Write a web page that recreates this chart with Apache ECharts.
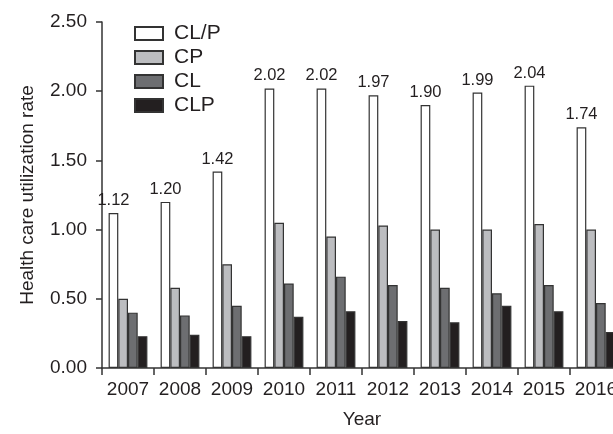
<!DOCTYPE html>
<html>
<head>
<meta charset="utf-8">
<script src="https://cdn.jsdelivr.net/npm/echarts@6/dist/echarts.min.js"></script>
<style>html,body{margin:0;padding:0;background:#fff;overflow:hidden}#c{width:640px;height:434px}</style>
</head>
<body>
<div id="c"></div>
<script>
const years = ['2007','2008','2009','2010','2011','2012','2013','2014','2015','2016'];
const seriesNames = ['CL/P','CP','CL','CLP'];
const clp_ratio = [1.12, 1.20, 1.42, 2.02, 2.02, 1.97, 1.90, 1.99, 2.04, 1.74];
const cp = [0.50, 0.58, 0.75, 1.05, 0.95, 1.03, 1.00, 1.00, 1.04, 1.00];
const cl = [0.40, 0.38, 0.45, 0.61, 0.66, 0.60, 0.58, 0.54, 0.60, 0.47];
const clp = [0.23, 0.24, 0.23, 0.37, 0.41, 0.34, 0.33, 0.45, 0.41, 0.26];
const yTicks = [0, 0.5, 1.0, 1.5, 2.0, 2.5];

const FONT = 'Liberation Sans, Arial, Helvetica, sans-serif';
const TXT = '#231f20';
const colors = ['#ffffff', '#bcbdc0', '#6d6e71', '#231f20'];
const datasets = [clp_ratio, cp, cl, clp];

const chart = echarts.init(document.getElementById('c'), null, {renderer: 'canvas'});
chart.setOption({
  animation: false,
  backgroundColor: '#fff',
  textStyle: {fontFamily: FONT, color: TXT},
  legend: {
    orient: 'vertical',
    left: 129,
    top: 18,
    itemWidth: 28,
    itemHeight: 13,
    itemGap: 3,
    icon: 'rect',
    data: seriesNames,
    textStyle: {fontFamily: FONT, fontSize: 21, color: TXT, lineHeight: 20, padding: [0, 0, 0, 6]}
  },
  grid: {left: 102, top: 22, width: 520, height: 351, containLabel: false},
  xAxis: {
    type: 'category',
    data: years,
    name: 'Year',
    nameLocation: 'middle',
    nameGap: 42,
    nameTextStyle: {fontFamily: FONT, fontSize: 19, color: TXT},
    axisLine: {lineStyle: {color: '#333', width: 1.5}},
    axisTick: {show: true, length: 7, lineStyle: {color: '#333', width: 1.5}},
    axisLabel: {fontFamily: FONT, fontSize: 19, color: TXT, margin: 12, interval: 0}
  },
  yAxis: {
    type: 'value',
    min: 0,
    max: 2.5,
    interval: 0.5,
    name: 'Health care utilization rate',
    nameLocation: 'middle',
    nameGap: 65,
    nameTextStyle: {fontFamily: FONT, fontSize: 19, color: TXT},
    axisLine: {show: true, lineStyle: {color: '#333', width: 1.5}},
    axisTick: {show: true, length: 6, lineStyle: {color: '#333', width: 1.5}},
    splitLine: {show: false},
    axisLabel: {fontFamily: FONT, fontSize: 19, color: TXT, margin: 15,
      formatter: v => yTicks.includes(v) ? v.toFixed(2) : ''}
  },
  series: seriesNames.map((n, i) => ({
    name: n,
    type: 'bar',
    data: datasets[i],
    barWidth: 9.7,
    barGap: '0%',
    itemStyle: {color: colors[i], borderColor: '#333', borderWidth: 1.2},
    label: i === 0 ? {
      show: true, position: 'top', distance: 4,
      fontFamily: FONT, fontSize: 16.5, color: TXT,
      formatter: p => p.value.toFixed(2)
    } : {show: false}
  }))
});
</script>
</body>
</html>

### [What is required]
Copy out all the data without changing anything, and drop the pictures.

### [Task solution]
Write a web page that recreates this chart with Apache ECharts.
<!DOCTYPE html>
<html>
<head>
<meta charset="utf-8">
<script src="https://cdn.jsdelivr.net/npm/echarts@6/dist/echarts.min.js"></script>
<style>html,body{margin:0;padding:0;background:#fff;overflow:hidden}#c{width:640px;height:434px}</style>
</head>
<body>
<div id="c"></div>
<script>
const years = ['2007','2008','2009','2010','2011','2012','2013','2014','2015','2016'];
const seriesNames = ['CL/P','CP','CL','CLP'];
const clp_ratio = [1.12, 1.20, 1.42, 2.02, 2.02, 1.97, 1.90, 1.99, 2.04, 1.74];
const cp = [0.50, 0.58, 0.75, 1.05, 0.95, 1.03, 1.00, 1.00, 1.04, 1.00];
const cl = [0.40, 0.38, 0.45, 0.61, 0.66, 0.60, 0.58, 0.54, 0.60, 0.47];
const clp = [0.23, 0.24, 0.23, 0.37, 0.41, 0.34, 0.33, 0.45, 0.41, 0.26];
const yTicks = [0, 0.5, 1.0, 1.5, 2.0, 2.5];

const FONT = 'Liberation Sans, Arial, Helvetica, sans-serif';
const TXT = '#231f20';
const colors = ['#ffffff', '#bcbdc0', '#6d6e71', '#231f20'];
const datasets = [clp_ratio, cp, cl, clp];

const chart = echarts.init(document.getElementById('c'), null, {renderer: 'canvas'});
chart.setOption({
  animation: false,
  backgroundColor: '#fff',
  textStyle: {fontFamily: FONT, color: TXT},
  legend: {
    orient: 'vertical',
    left: 129,
    top: 18,
    itemWidth: 28,
    itemHeight: 13,
    itemGap: 3,
    icon: 'rect',
    data: seriesNames,
    textStyle: {fontFamily: FONT, fontSize: 21, color: TXT, lineHeight: 20, padding: [0, 0, 0, 6]}
  },
  grid: {left: 102, top: 22, width: 520, height: 351, containLabel: false},
  xAxis: {
    type: 'category',
    data: years,
    name: 'Year',
    nameLocation: 'middle',
    nameGap: 42,
    nameTextStyle: {fontFamily: FONT, fontSize: 19, color: TXT},
    axisLine: {lineStyle: {color: '#333', width: 1.5}},
    axisTick: {show: true, length: 7, lineStyle: {color: '#333', width: 1.5}},
    axisLabel: {fontFamily: FONT, fontSize: 19, color: TXT, margin: 12, interval: 0}
  },
  yAxis: {
    type: 'value',
    min: 0,
    max: 2.5,
    interval: 0.5,
    name: 'Health care utilization rate',
    nameLocation: 'middle',
    nameGap: 65,
    nameTextStyle: {fontFamily: FONT, fontSize: 19, color: TXT},
    axisLine: {show: true, lineStyle: {color: '#333', width: 1.5}},
    axisTick: {show: true, length: 6, lineStyle: {color: '#333', width: 1.5}},
    splitLine: {show: false},
    axisLabel: {fontFamily: FONT, fontSize: 19, color: TXT, margin: 15,
      formatter: v => yTicks.includes(v) ? v.toFixed(2) : ''}
  },
  series: seriesNames.map((n, i) => ({
    name: n,
    type: 'bar',
    data: datasets[i],
    barWidth: 9.7,
    barGap: '0%',
    itemStyle: {color: colors[i], borderColor: '#333', borderWidth: 1.2},
    label: i === 0 ? {
      show: true, position: 'top', distance: 4,
      fontFamily: FONT, fontSize: 16.5, color: TXT,
      formatter: p => p.value.toFixed(2)
    } : {show: false}
  }))
});
</script>
</body>
</html>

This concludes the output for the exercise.